Тут чувство долга берёт верх. Я вскакиваю на ноги и заранее приготовленной лопатой засыпаю огненные шары песком из ящика. Я не один, нас на крыше человек двенадцать, и за несколько минут нам удаётся погасить все зажигалки. Страх навсегда забывается»[7]. На крышах домов дежурили многие: так, в книге воспоминаний Н.М. Любимов пишет о том, как всё лето 1941 года поэт Борис Пастернак неукоснительно дежурил, когда это полагалось ему по расписанию, на крыше писательского дома в Лаврушинском переулке.
Архитектор Б. Кулумбеков, командир роты Краснопресненского ОГБ МПВО[8], рассказывал: «В один из налётов прямым попаданием фугасной бомбы разрушен жилой дом в Среднекисловском переулке. В цокольном этаже в заваленном убежище укрылись несколько десятков человек. Расчистили подход, я с двумя бойцами проник внутрь сооружения. В одном углу несколько человек оказались под обломками конструкций, они нуждались в срочной помощи. Среди погибших под завалом увидели молодого человека в форме майора. Он, проездом из госпиталя, решил навестить семью. Сигнал воздушной тревоги застал его в воротах своего дома…».[9]

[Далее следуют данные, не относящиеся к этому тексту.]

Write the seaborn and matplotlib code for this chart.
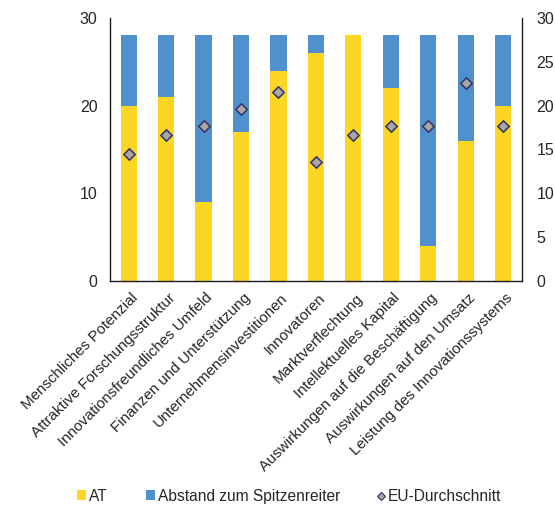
import matplotlib
matplotlib.use("Agg")
import matplotlib.pyplot as plt
import matplotlib.transforms as mtransforms
import seaborn as sns
import pandas as pd
from matplotlib.patches import Patch
from matplotlib.lines import Line2D

categories = [
    "Menschliches Potenzial",
    "Attraktive Forschungsstruktur",
    "Innovationsfreundliches Umfeld",
    "Finanzen und Unterstützung",
    "Unternehmensinvestitionen",
    "Innovatoren",
    "Marktverflechtung",
    "Intellektuelles Kapital",
    "Auswirkungen auf die Beschäftigung",
    "Auswirkungen auf den Umsatz",
    "Leistung des Innovationssystems",
]
at_values = [20, 21, 9, 17, 24, 26, 28, 22, 4, 16, 20]
gap_values = [8, 7, 19, 11, 4, 2, 0, 6, 24, 12, 8]
eu_avg = [14.5, 16.7, 17.65, 19.6, 21.6, 13.55, 16.7, 17.65, 17.65, 22.6, 17.65]
left_ticks = [0, 10, 20, 30]
right_ticks = [0, 5, 10, 15, 20, 25, 30]

sns.set_theme(style="white")
plt.rcParams["font.family"] = ["Liberation Sans", "DejaVu Sans"]
plt.rcParams["text.color"] = "#262626"

YELLOW = "#FDD624"
BLUE = "#5090CC"
TEXT = "#262626"
FS = 11.5
FS_CAT = 10.9
FS_LEG = 11.2

df = pd.DataFrame({
    "cat": categories,
    "at": at_values,
    "total": [a + g for a, g in zip(at_values, gap_values)],
    "eu": eu_avg,
})

fig = plt.figure(figsize=(5.55, 5.11), dpi=100)
ax = fig.add_axes([0.198, 0.450, 0.7425, 0.515])

sns.barplot(data=df, x="cat", y="total", color=BLUE, width=0.43, ax=ax,
            saturation=1, order=categories, linewidth=0)
sns.barplot(data=df, x="cat", y="at", color=YELLOW, width=0.43, ax=ax,
            saturation=1, order=categories, linewidth=0)

ax.set_ylim(0, 30)
ax.set_yticks(left_ticks)
ax.set_xlim(-0.5, len(categories) - 0.5)
ax.set_xlabel("")
ax.set_ylabel("")
ax.tick_params(axis="both", length=0, labelsize=FS, colors=TEXT)
ax.tick_params(axis="y", pad=9)
ax.tick_params(axis="x", pad=7)
ax.set_xticks(range(len(categories)))
ax.set_xticklabels(categories, rotation=45, ha="right", va="top",
                   rotation_mode="anchor", fontsize=FS_CAT, color=TEXT)
offset = mtransforms.ScaledTranslation(2 / 100, 0, fig.dpi_scale_trans)
for lbl in ax.get_xticklabels():
    lbl.set_transform(lbl.get_transform() + offset)
for s in ["top", "right"]:
    ax.spines[s].set_visible(False)
ax.spines["left"].set_color("#1a1a1a")
ax.spines["bottom"].set_color("#1a1a1a")
ax.spines["left"].set_linewidth(1.0)
ax.spines["bottom"].set_linewidth(1.0)

ax2 = ax.twinx()
sns.scatterplot(data=df, x="cat", y="eu", marker="D", s=34, color="#ABA5A8",
                edgecolor="#2F3366", linewidth=1.1, ax=ax2, zorder=5)
ax2.set_ylim(0, 30)
ax2.set_yticks(right_ticks)
ax2.set_ylabel("")
ax2.tick_params(axis="y", length=0, labelsize=FS, colors=TEXT, pad=10.5)
for s in ["top", "left", "bottom"]:
    ax2.spines[s].set_visible(False)
ax2.spines["right"].set_color("#1a1a1a")
ax2.spines["right"].set_linewidth(1.0)

W = 555.0
legend_items = [
    (Patch(facecolor=YELLOW, edgecolor="none", label="AT"), 77),
    (Patch(facecolor=BLUE, edgecolor="none", label="Abstand zum Spitzenreiter"), 146),
    (Line2D([0], [0], marker="D", linestyle="none", markersize=3.6,
            markerfacecolor="#ABA5A8", markeredgecolor="#2F3366",
            markeredgewidth=0.8, label="EU-Durchschnitt"), 376),
]
for handle, xpx in legend_items:
    fig.legend(handles=[handle], loc="center left",
               bbox_to_anchor=(xpx / W, 0.029), frameon=False, fontsize=FS_LEG,
               handlelength=0.58, handleheight=0.58, handletextpad=0.2,
               borderpad=0, borderaxespad=0)

fig.savefig("out.png", dpi=100)
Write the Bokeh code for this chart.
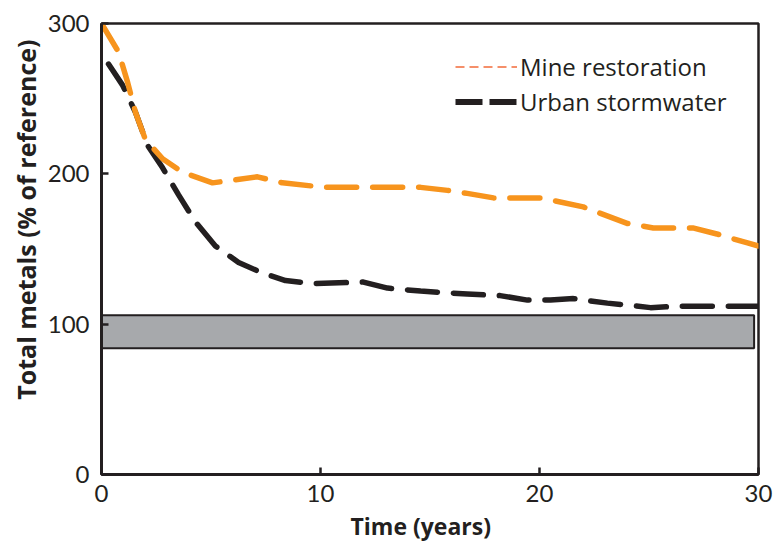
from bokeh.plotting import figure
from bokeh.models import Range1d, FixedTicker, Legend, LegendItem, ColumnDataSource, Title
from bokeh.embed import file_html
from bokeh.resources import INLINE

# ---- data ----
mine_years = [0, 0.78, 1.19, 1.55, 2.0, 2.79, 3.7, 5.07, 6.12, 7.12, 8.26, 10.2,
              13.65, 14.57, 15.8, 16.7, 17.9, 20.05, 22.0, 24.0, 25.2, 26.1, 27.0,
              28.1, 29.5, 30]
mine_metals = [300, 281, 261, 241, 223, 210, 201, 194, 196, 198, 194, 191,
               191, 191, 189, 187, 184, 184, 178, 167, 164, 164, 164,
               160, 154, 152]

urban_years = [0.32, 0.96, 1.55, 2.1, 2.79, 3.52, 4.29, 5.2, 6.26, 7.35, 8.4, 9.63,
               11.96, 13.06, 14.57, 16.7, 18.2, 19.45, 20.5, 21.55, 23.1, 23.8,
               25.07, 26.4, 29.5, 30]
urban_metals = [273, 259, 241, 219, 204, 186, 168, 152, 141, 134, 129, 127,
                128, 124, 122, 120, 119, 116, 116, 117, 114, 113,
                111, 112, 112, 112]

ref_band_start = [0]
ref_band_end = [29.8]
ref_band_low = [84]
ref_band_high = [106]

x_ticks = [0, 10, 20, 30]
y_ticks = [0, 100, 200, 300]

TXT = "#231f20"
FONT = "Lato"
LFONT = "Open Sans"

p = figure(width=781, height=549, output_backend="svg", toolbar_location=None,
           x_range=Range1d(0, 30), y_range=Range1d(0, 300),
           frame_width=657, frame_height=451,
           min_border_left=101, min_border_right=23, min_border_top=23, min_border_bottom=75)

p.xgrid.visible = False
p.ygrid.visible = False
p.background_fill_color = "white"
p.border_fill_color = "white"
p.outline_line_color = TXT
p.outline_line_width = 2.5

# reference band
p.quad(left=ref_band_start, right=ref_band_end, bottom=ref_band_low, top=ref_band_high,
       fill_color="#a7a9ac", line_color=TXT, line_width=2)

src_m = ColumnDataSource(dict(x=mine_years, y=mine_metals))
src_u = ColumnDataSource(dict(x=urban_years, y=urban_metals))
p.line("x", "y", source=src_u, line_color=TXT, line_width=5.5, line_dash="30 16",
       line_cap="round", line_join="round")
p.line("x", "y", source=src_m, line_color="#f7941d", line_width=5.5, line_dash="30 16",
       line_cap="round", line_join="round")

# legend proxies (hidden renderers, styled as the reference legend keys)
leg_m = p.line("x", "y", source=src_m, line_color="#f26b3a", line_width=1.5,
               line_dash="9 5", visible=False)
leg_u = p.line("x", "y", source=src_u, line_color=TXT, line_width=6,
               line_dash="27 7", visible=False)

legend = Legend(items=[LegendItem(label="Mine restoration", renderers=[leg_m]),
                       LegendItem(label="Urban stormwater", renderers=[leg_u])],
                location=(354, 355), orientation="vertical")
legend.border_line_color = None
legend.background_fill_alpha = 0
legend.inactive_fill_alpha = 0
legend.padding = 0
legend.margin = 0
legend.spacing = 0
legend.glyph_width = 62
legend.glyph_height = 35
legend.label_standoff = 3
legend.label_text_font = LFONT
legend.label_text_font_size = "24px"
legend.label_text_color = TXT
p.add_layout(legend, "center")

for ax in (p.xaxis[0], p.yaxis[0]):
    ax.axis_line_color = TXT
    ax.axis_line_width = 3
    ax.major_tick_line_color = TXT
    ax.major_tick_line_width = 2.5
    ax.major_tick_in = 7
    ax.major_tick_out = 0
    ax.minor_tick_line_color = None
    ax.major_label_text_font = FONT
    ax.major_label_text_font_size = "24px"
    ax.major_label_text_color = TXT

p.xaxis.ticker = FixedTicker(ticks=x_ticks)
p.yaxis.ticker = FixedTicker(ticks=y_ticks)
p.xaxis.major_label_standoff = 10
p.yaxis.major_label_standoff = 12

ytitle = Title(text="Total metals (% of reference)", align="right", offset=16,
               text_font=LFONT, text_font_size="25px", text_font_style="bold",
               text_color=TXT, standoff=4)
p.add_layout(ytitle, "left")

xtitle = Title(text="Time (years)", align="left", offset=249,
               text_font=LFONT, text_font_size="23px", text_font_style="bold",
               text_color=TXT, standoff=7)
p.add_layout(xtitle, "below")

open("out.html", "w").write(file_html(p, INLINE))
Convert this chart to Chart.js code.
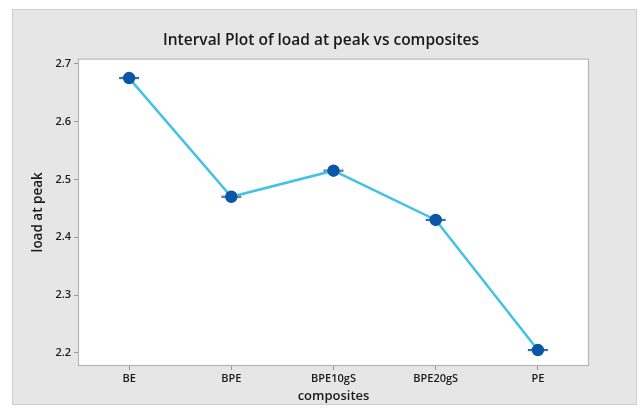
<!DOCTYPE html>
<html>
<head>
<meta charset="utf-8">
<script src="https://cdn.jsdelivr.net/npm/chart.js@4"></script>
<style>
  html, body { margin: 0; padding: 0; background: #fff; }
  #wrap { width: 642px; height: 414px; }
</style>
</head>
<body>
<div id="wrap"><canvas id="intervalChart" width="642" height="414"></canvas></div>
<script>
const composites = ["BE", "BPE", "BPE10gS", "BPE20gS", "PE"];
const loadMeans = [2.675, 2.470, 2.515, 2.430, 2.205];
const ciLower = [2.674, 2.469, 2.514, 2.429, 2.204];
const ciUpper = [2.676, 2.471, 2.516, 2.431, 2.206];
const yTicks = [2.2, 2.3, 2.4, 2.5, 2.6, 2.7];

const FONT = "'Open Sans', 'Noto Sans', sans-serif";

// gray panel behind everything + frame round the plot area
const panel = {
  id: "panel",
  beforeDraw(chart) {
    const ctx = chart.ctx;
    ctx.save();
    ctx.fillStyle = "#ffffff";
    ctx.fillRect(0, 0, chart.width, chart.height);
    ctx.fillStyle = "#e6e6e6";
    ctx.fillRect(12, 9, 625, 396);
    ctx.strokeStyle = "#cfcfcf";
    ctx.lineWidth = 1;
    ctx.strokeRect(12.5, 9.5, 624, 395);
    const a = chart.chartArea;
    ctx.fillStyle = "#ffffff";
    ctx.fillRect(a.left, a.top, a.right - a.left, a.bottom - a.top);
    ctx.restore();
  },
  afterDatasetsDraw(chart) {
    const ctx = chart.ctx;
    const a = chart.chartArea;
    ctx.save();
    ctx.strokeStyle = "#b4b4b4";
    ctx.lineWidth = 1.2;
    ctx.strokeRect(a.left + 0.5, a.top + 0.5, a.right - a.left - 1, a.bottom - a.top - 1);
    ctx.restore();
  }
};

// interval whiskers with caps
const intervals = {
  id: "intervals",
  beforeDatasetsDraw(chart) {
    const ctx = chart.ctx;
    const x = chart.scales.x, y = chart.scales.y;
    ctx.save();
    ctx.strokeStyle = "#1d5fa8";
    ctx.lineWidth = 1;
    composites.forEach((c, i) => {
      const px = x.getPixelForValue(i);
      const lo = y.getPixelForValue(ciLower[i]);
      const hi = y.getPixelForValue(ciUpper[i]);
      ctx.beginPath();
      ctx.moveTo(px, lo); ctx.lineTo(px, hi);
      ctx.moveTo(px - 10, lo); ctx.lineTo(px + 10, lo);
      ctx.moveTo(px - 10, hi); ctx.lineTo(px + 10, hi);
      ctx.stroke();
    });
    ctx.restore();
  }
};

new Chart(document.getElementById("intervalChart"), {
  type: "line",
  data: {
    labels: composites,
    datasets: [{
      label: "load at peak",
      data: loadMeans,
      borderColor: "#42c3e6",
      borderWidth: 2.5,
      pointBackgroundColor: "#0a56a8",
      pointBorderColor: "#0a56a8",
      pointRadius: 5,
      tension: 0
    }]
  },
  options: {
    responsive: false,
    animation: false,
    layout: { padding: 0 },
    plugins: {
      legend: { display: false },
      tooltip: { enabled: false },
      title: {
        display: true,
        text: "Interval Plot of load at peak vs composites",
        color: "#1a1a1a",
        font: { family: FONT, size: 15.5, weight: "600", lineHeight: 1.2 },
        padding: { top: 31, bottom: 9 }
      }
    },
    scales: {
      x: {
        type: "category",
        offset: true,
        grid: { display: true, drawOnChartArea: false, drawTicks: true, tickLength: 4, color: "#9a9a9a", offset: false },
        border: { display: false },
        ticks: { color: "#1a1a1a", font: { family: FONT, size: 11, weight: "600" }, padding: 2, maxRotation: 0 },
        title: {
          display: true, text: "composites", color: "#1a1a1a",
          font: { family: FONT, size: 13, weight: "600" }, padding: { top: 0, bottom: 10 }
        },
        afterFit(scale) { scale.height = 48; }
      },
      y: {
        min: 2.1775,
        max: 2.7087,
        afterBuildTicks(scale) { scale.ticks = yTicks.map(v => ({ value: v })); },
        grid: { display: true, drawOnChartArea: false, drawTicks: true, tickLength: 4, color: "#9a9a9a" },
        border: { display: false },
        ticks: {
          color: "#1a1a1a", font: { family: FONT, size: 11, weight: "600" }, padding: 3,
          callback: v => v.toFixed(1)
        },
        title: {
          display: true, text: "load at peak", color: "#1a1a1a",
          font: { family: FONT, size: 13.5, weight: "600" }, padding: { top: 30, bottom: 0 }
        },
        afterFit(scale) { scale.width = 78; }
      },
      // empty right-hand axis, only reserves the panel margin
      yRight: {
        position: "right",
        display: true,
        grid: { display: false },
        border: { display: false },
        ticks: { display: false },
        afterFit(scale) { scale.width = 53; }
      }
    }
  },
  plugins: [panel, intervals]
});
</script>
</body>
</html>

Укрывались от бомбардировок в так называемых «щелях» (узких ямах в земле во дворах) и в бомбоубежищах (чаще всего — в подвалах кирпичных домов). «…Мы выкопали квадратную яму два на два метра и глубиной метра полтора. На дно положили ковёр. На ковёр поставили шесть стульев. Сидели на стульях, прижавшись друг к другу, и напряжённо смотрели на небо. Один за другим пролетали над нами немецкие самолёты…. Самолёт загорался и падал, а в поле прожекторов оказывался лётчик на парашюте. Всё это видели не только мы, но и немецкие лётчики. Они стремительно разворачивались, снова появлялись над нами и снова летели на Москву. И снова огненная стена пугала их. Десятки кругов, небо над нами гудело, от нас — к нам, а мы на стульях, и страшно, и уже шея болит, а всё равно смотрели на небо…»[10]
…И хотя чудеса редко бывают в жизни, но здесь чудо случилось. Немецкий самолет вдруг резко клюнул, потом замедленно, нехотя лёг на крыло, неожиданно круто дёрнулся вниз и полетел, уже без порядка вертясь и кувыркаясь, как лист, и оставляя за собой чёрный коптящий след…
Сбитый Ю-88 выставлен для обозрения на площади Свердлова, Москва, лето 1941 (фото Александра Устинова).
Самым большим бомбоубежищем Москвы стал метрополитен: «…после того как поезда заканчивали свой бег по тоннелям, в половине девятого вечера, в метро пускали детей и женщин с детьми до двенадцати лет. Ночевать в метро было надёжнее, чем дома… Взрослым „Правила“ запрещали вечером и ночью, до сигнала воздушной тревоги, входить в метро. Нарушителям грозил штраф… однако, войдя в метро с вечерней бомбежкой, многие оставались в нём до утра. Ночевали москвичи в тоннелях на деревянных щитах, которые укладывались на рельсы. На платформах и в вагонах разрешалось оставаться только детям и женщинам с детьми до двух лет…»[11]
…Лина сказала: — Я тётю возьму. Отведу в метро, она больная…
Станция «Маяковская». Фото из журнала Life (вверху) и Аркадия Шайхета.